I gave my younger son an early birthday present the other day — a Lego set that I figured he’d get going on and have completed by the day he actually turns 9. But it’s not going happen, because he’s got way more discipline at building with Legos than I do with researching.

Legos sets come divided into plastic pouches numbered 1 through whatever, and my son announced that rather than get caught in mid-build when he had to go do something else, he would stop with pouch #1 for that first day. I doubted he would stick to that limit; I fully expected to hear, “Okay, maybe just one pouch more” a few times before the day was done. But he proved me wrong. He finished the first pouch and called it a day, spending the next long while playing with what he’d built so far instead of proceeding to the next phase of the instructions.

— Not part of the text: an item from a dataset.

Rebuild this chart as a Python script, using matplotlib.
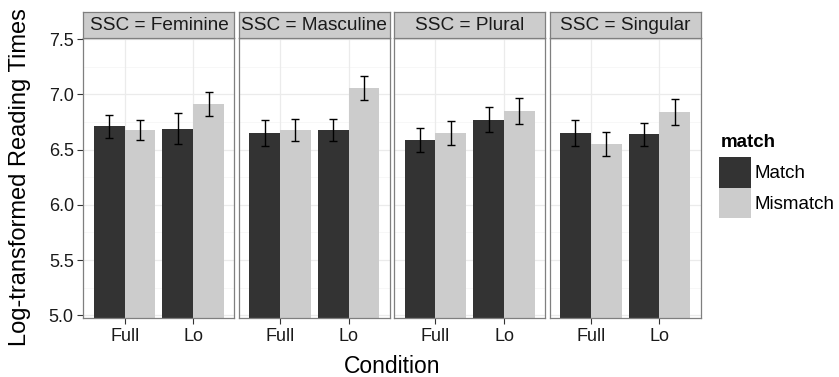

Contrast that with the research I’m doing now — not for a book, but for my own family tree. Once I get going (which is frequently), I have a hard time stopping. There are lots of resources out there, and I’ve made lots of progress, but every bit of progress — every new name or date or place — leads to more research that I could do, more progress that I could make. And every dead end I hit just shifts my attention to a new way of searching for the piece of information I’m trying to find.

For example, if I can’t find what I’m looking for on a great-grandparent’s parents, I can just switch to looking for that great-grandparent’s siblings, and that can lead to what I was looking for in the first place. Or not, in which cases there’s always something else I can try, even if it’s just hopping over to another line of my family where I haven’t hit a wall.

Now, that sort of doggedness can come in handy. It allowed me to find details about a great-great-great-grandmother who previously I knew of only as a name. But I get the sense that it also means that I’m missing out on some of the joy in savoring what I’ve already discovered. Now that I’ve found that great-great-great-grandmother, do I hurry on to her parents and siblings, or do I pause to appreciate the efforts — mine and others’ — that have made this discovery possible? Do I take a little time to ponder what her 39 years on this planet might have been like?

I ought to, it seems. If nothing else, I’ve learned from my son that the next pouch will still be there waiting even if I don’t hurry to it right away.